Improvement is based on two pillars:
  1. Add Positives
  2. Remove negatives
Adding positives is improving board vision and tactical ability, learning the tabiyas of your main openings, improving chess ability and knowledge, gaining experience through the play of lots of slow chess games.

Removing negatives is getting rid of bad habits and weaknesses. It is paramount to analyse your own games to identify these weaknesses.

The process is best though of as a feedback loop. While working on the two pillars, analyse further games to see if there is improvement. This is the step where the help of an instructor is useful. While at lower levels vasts improvements are possible just through the study of tactics, at higher levels the comments of a better player to remove subtle misconceptions is increasingly important.

The big five one must reasonably understand and master is :

  1. Practice a lot of slow chess. It is important to play higher rated players that will punish you for your mistakes rather than weak players that will reinforce bad habits.
  2. Safety and tactics. One must work on a set of tactical exercises up to the point where they are solved almost instantly. Being able to 'figure them out' is not good enough - it will be too difficult to find in a slow game. Just like one does not compute six time seven, memorisation of simple tactical patterns is a massive boost.
  3. Piece activity. Getting out of the opening with a fully functional army.
  4. Though process. More on this later. This is why slow chess is important. If you play only blitz games your though process cannot improve, nor can your position evaluation.
  5. Time management. It is very important to budget and use all the time available. Opening and non-critical moves should be played relatively fast. Just one bad move can lose the game regardless of how well one played up to there. Consistency is the most important aspect. 
  6. Understanding of general chess principles (importance of the center, activity, king safety, etc)
(I know it goes to six, practice is step zero)

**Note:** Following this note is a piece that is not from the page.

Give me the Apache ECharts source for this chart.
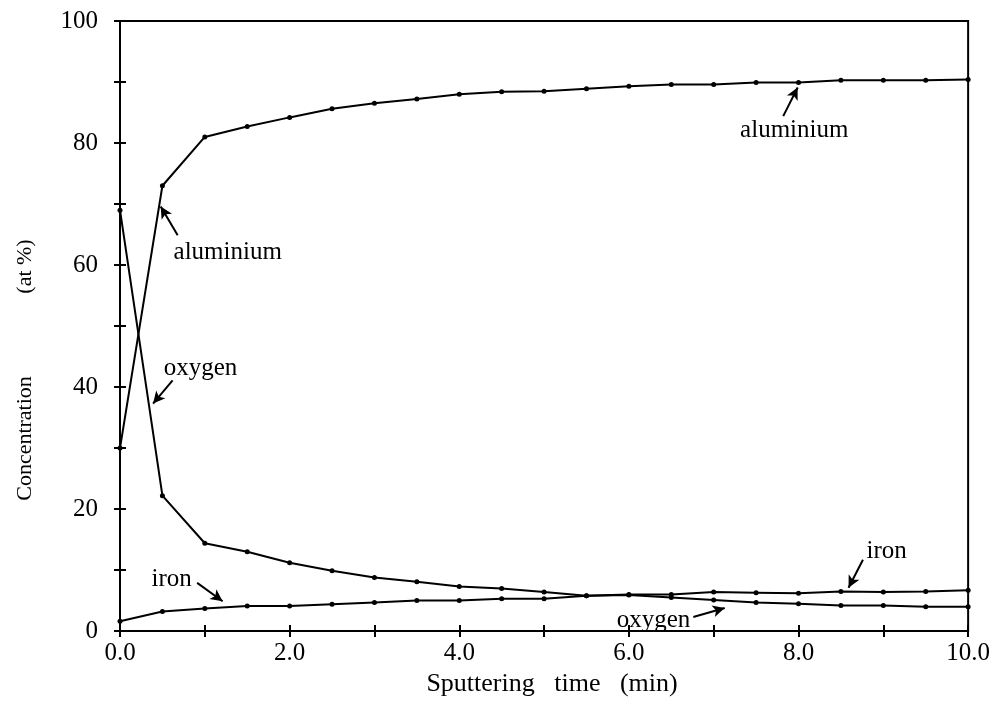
<!DOCTYPE html>
<html>
<head>
<meta charset="utf-8">
<script src="https://cdn.jsdelivr.net/npm/echarts@6/dist/echarts.min.js"></script>
<style>
html,body{margin:0;padding:0;background:#fff;}
#chart{width:993px;height:702px;}
</style>
</head>
<body>
<div id="chart"></div>
<script>
// Sputtering time (min)
var times = [0, 0.5, 1, 1.5, 2, 2.5, 3, 3.5, 4, 4.5, 5, 5.5, 6, 6.5, 7, 7.5, 8, 8.5, 9, 9.5, 10];
// Concentration (at %)
var aluminium = [30, 73, 81, 82.7, 84.2, 85.6, 86.5, 87.2, 88.0, 88.4, 88.5, 88.9, 89.3, 89.6, 89.6, 89.9, 89.9, 90.3, 90.3, 90.3, 90.4];
var oxygen    = [69, 22.2, 14.4, 13.0, 11.2, 9.9, 8.8, 8.1, 7.3, 7.0, 6.4, 5.8, 5.9, 5.5, 5.1, 4.7, 4.5, 4.2, 4.2, 4.0, 4.0];
var iron      = [1.6, 3.2, 3.7, 4.1, 4.1, 4.4, 4.7, 5.0, 5.0, 5.3, 5.3, 5.8, 6.0, 6.0, 6.4, 6.3, 6.2, 6.5, 6.4, 6.5, 6.7];

// annotation labels (data coordinates) and arrows [from, to]
var labelTexts  = ['aluminium', 'aluminium', 'oxygen', 'iron', 'iron', 'oxygen'];
var labelCoords = [[7.95, 82.0], [1.27, 62.1], [0.95, 43.1], [0.61, 8.4], [9.04, 13.0], [6.29, 1.8]];
var arrowFrom   = [[7.82, 84.4], [0.68, 64.9], [0.62, 41.1], [0.91, 7.9], [8.76, 11.7], [6.76, 2.3]];
var arrowTo     = [[7.99, 89.1], [0.48, 69.6], [0.39, 37.3], [1.21, 4.9], [8.59, 7.1], [7.13, 3.8]];

var FONT = 'Liberation Serif';

function pairs(ys) { return times.map(function (t, i) { return [t, ys[i]]; }); }
function nb(n) { return new Array(n + 1).join('\u00a0'); }

var chart = echarts.init(document.getElementById('chart'), null, {renderer: 'canvas'});

var annoLines = arrowFrom.map(function (f, i) { return [{coord: f}, {coord: arrowTo[i]}]; });
var annoPoints = labelTexts.map(function (s, i) {
  return {coord: labelCoords[i], value: s, label: {formatter: s}};
});

function lineSeries(name, ys, extra) {
  var s = {
    name: name, type: 'line', data: pairs(ys),
    symbol: 'circle', symbolSize: 5, showSymbol: true,
    lineStyle: {color: '#000', width: 2},
    itemStyle: {color: '#000'},
    silent: true, animation: false
  };
  for (var k in extra) s[k] = extra[k];
  return s;
}

var option = {
  backgroundColor: '#fff',
  animation: false,
  grid: {left: 120, right: 19, top: 21, bottom: 65, show: true, borderColor: '#000', borderWidth: 2, backgroundColor: 'transparent'},
  xAxis: [{
    type: 'value', min: 0, max: 10, interval: 1, position: 'bottom',
    name: 'Sputtering   time   (min)', nameLocation: 'middle', nameGap: 39,
    nameTextStyle: {fontFamily: FONT, fontSize: 26, color: '#000', padding: [0, 0, 0, 16]},
    axisLine: {show: true, onZero: false, lineStyle: {color: '#000', width: 2}},
    axisTick: {show: true, inside: false, length: 6, lineStyle: {color: '#000', width: 2}},
    axisLabel: {margin: 10, fontFamily: FONT, fontSize: 25, color: '#000',
      formatter: function (v) { return (Math.round(v) % 2 === 0) ? v.toFixed(1) : ''; }},
    splitLine: {show: false}
  }, {
    type: 'value', min: 0, max: 10, interval: 1, position: 'bottom',
    axisLine: {show: false, onZero: false},
    axisTick: {show: true, inside: true, length: 6, lineStyle: {color: '#000', width: 2}},
    axisLabel: {show: false}, splitLine: {show: false}
  }],
  yAxis: [{
    type: 'value', min: 0, max: 100, interval: 10, position: 'left',
    name: 'Concentration' + nb(15) + '(at %)' + nb(16), nameLocation: 'middle', nameGap: 84,
    nameTextStyle: {fontFamily: FONT, fontSize: 22, color: '#000'},
    axisLine: {show: true, onZero: false, lineStyle: {color: '#000', width: 2}},
    axisTick: {show: true, inside: false, length: 6, lineStyle: {color: '#000', width: 2}},
    axisLabel: {margin: 22, fontFamily: FONT, fontSize: 25, color: '#000',
      formatter: function (v) { return (Math.round(v) % 20 === 0) ? String(v) : ''; }},
    splitLine: {show: false}
  }, {
    type: 'value', min: 0, max: 100, interval: 10, position: 'left',
    axisLine: {show: false, onZero: false},
    axisTick: {show: true, inside: true, length: 6, lineStyle: {color: '#000', width: 2}},
    axisLabel: {show: false}, splitLine: {show: false}
  }],
  series: [
    lineSeries('aluminium', aluminium, {
      markLine: {
        silent: true, animation: false,
        symbol: ['none', 'arrow'], symbolSize: [9, 12],
        lineStyle: {color: '#000', width: 2, type: 'solid'},
        label: {show: false},
        data: annoLines
      },
      markPoint: {
        silent: true, animation: false,
        symbol: 'circle', symbolSize: 1,
        itemStyle: {color: 'rgba(0,0,0,0)'},
        label: {show: true, position: 'inside', fontFamily: FONT, fontSize: 25, color: '#000'},
        data: annoPoints
      }
    }),
    lineSeries('oxygen', oxygen, {}),
    lineSeries('iron', iron, {})
  ]
};
chart.setOption(option);
</script>
</body>
</html>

For the though process, it is
  1. What are all the things that my opponent's move does? Is it safe? What are the threats? When analysing possible opponent's replys, one must assume the best possible answer from the opponent, however on the contrary when analysing his move one must consider that it might be a mistake.
  2. What are the positive things I want to do? Stop tactics, make a plan.
  3. What are the moves that might accomplish my goal? initial candidate moves. Do not stop once you see a decent move, try to look for a better one.
  4. Check these initial candidates for safety. Are there checks captures or threats that can defeat the move? Eliminating these is the difference between real chess and hope chess. 
  5. Of the final candidates, which one leads to the best position?

If you don't know what to do at all, try to improve the activity of your worst piece or reduce the activity of the opponent's pieces.